In Texas, wo der neue US-Präsident George W. Bush Gouverneur war, wurden im vergangenen Jahr mehr Menschen hingerichtet, als in allen anderen 49 amerikanischen Bundesstaaten zusammen. Um die Ölindustrie hat sich Bush immer mehr gesorgt, als um das Ozonloch. Recht weit oben auf seiner Agenda steht NMD, das Verteidigungssystem gegen nukleare Raketen. Und am Recht auf Waffenbesitz wird während seiner Amtszeit garantiert nicht gerüttelt.

In Israel steht Ariel Sharon, der "Bulldozer", in den Startlöchern. Wenn nicht noch ein Wunder geschieht, wird der ehemalige Likud-Verteidigungsminister, der 1982 in den Libanon einmarschiert war und mitverantwortlich ist für Massaker an palästinensischen Flüchtlingen, am 6. Februar zum neuen Regierungschef gewählt.
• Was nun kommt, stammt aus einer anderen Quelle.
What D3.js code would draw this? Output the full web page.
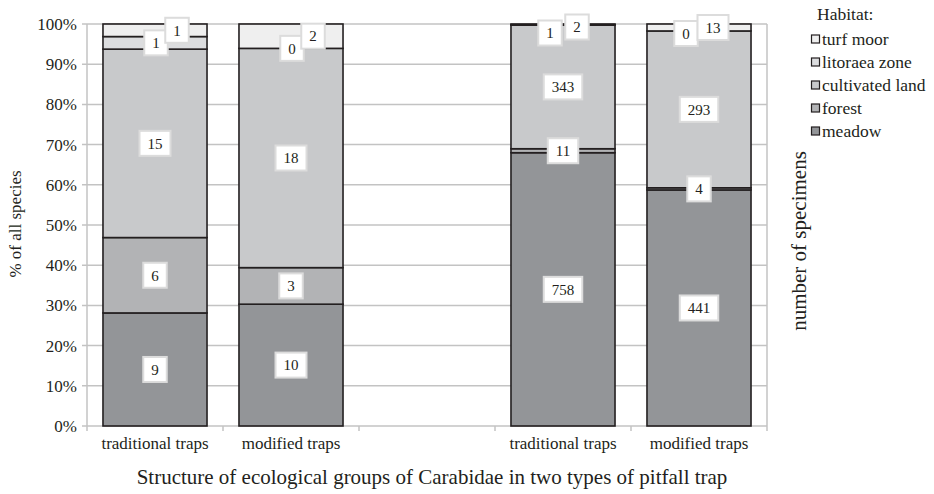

Die künftige US-Administration sowie die wahrscheinlich ebenfalls neue israelische Regierung verstoßen in ihrem Kern gegen elementare deutsche Prinzipien. Ob von links oder rechts: Bush und Sharon werden verachtet, bestenfalls belächelt. Sie stehen für Werte, die in Deutschland verpönt sind. Die Geister des Anti-Amerikanismus und Anti-Israelismus waren in Deutschland in den letzten acht Jahren dank Clinton und dem Nahost-Friedensprozess gebannt. In Zukunft könnten sie wiederbelebt werden. Und der Außenminister wird - wie die Macht und die Geschichte nun einmal liegen - die schrillen Töne zurückweisen müssen und selbst nur leise Töne vorbringen können.

Denn zu einer offenen Konfrontation darf die Entfremdung nicht führen. Nicht mit Amerika, nicht mit Israel. Das hat Fischer auf seinem langen Weg durch die Frustrationen gelernt. Und Europa? Kann sich Berlin nicht einfach - wie immer, wenn es schwierig wird - auf "gemeinsame europäische Positionen" zurückziehen? Die Versuchung ist groß, aber ihr nachzugeben, wäre naiv. Noch ist Europa nicht so weit, dass es die Welt darüber hinwegtäuschen könnte, dass einige wenige Staaten das Sagen haben.

Nein, für den deutschen Außenminister bleibt die Lage misslich. Trösten dürfte ihn nur eines: In wenigen Jahren, wenn Fischer wirklich Genscher geworden ist, wird ihm das keiner in seiner Partei mehr übel nehmen.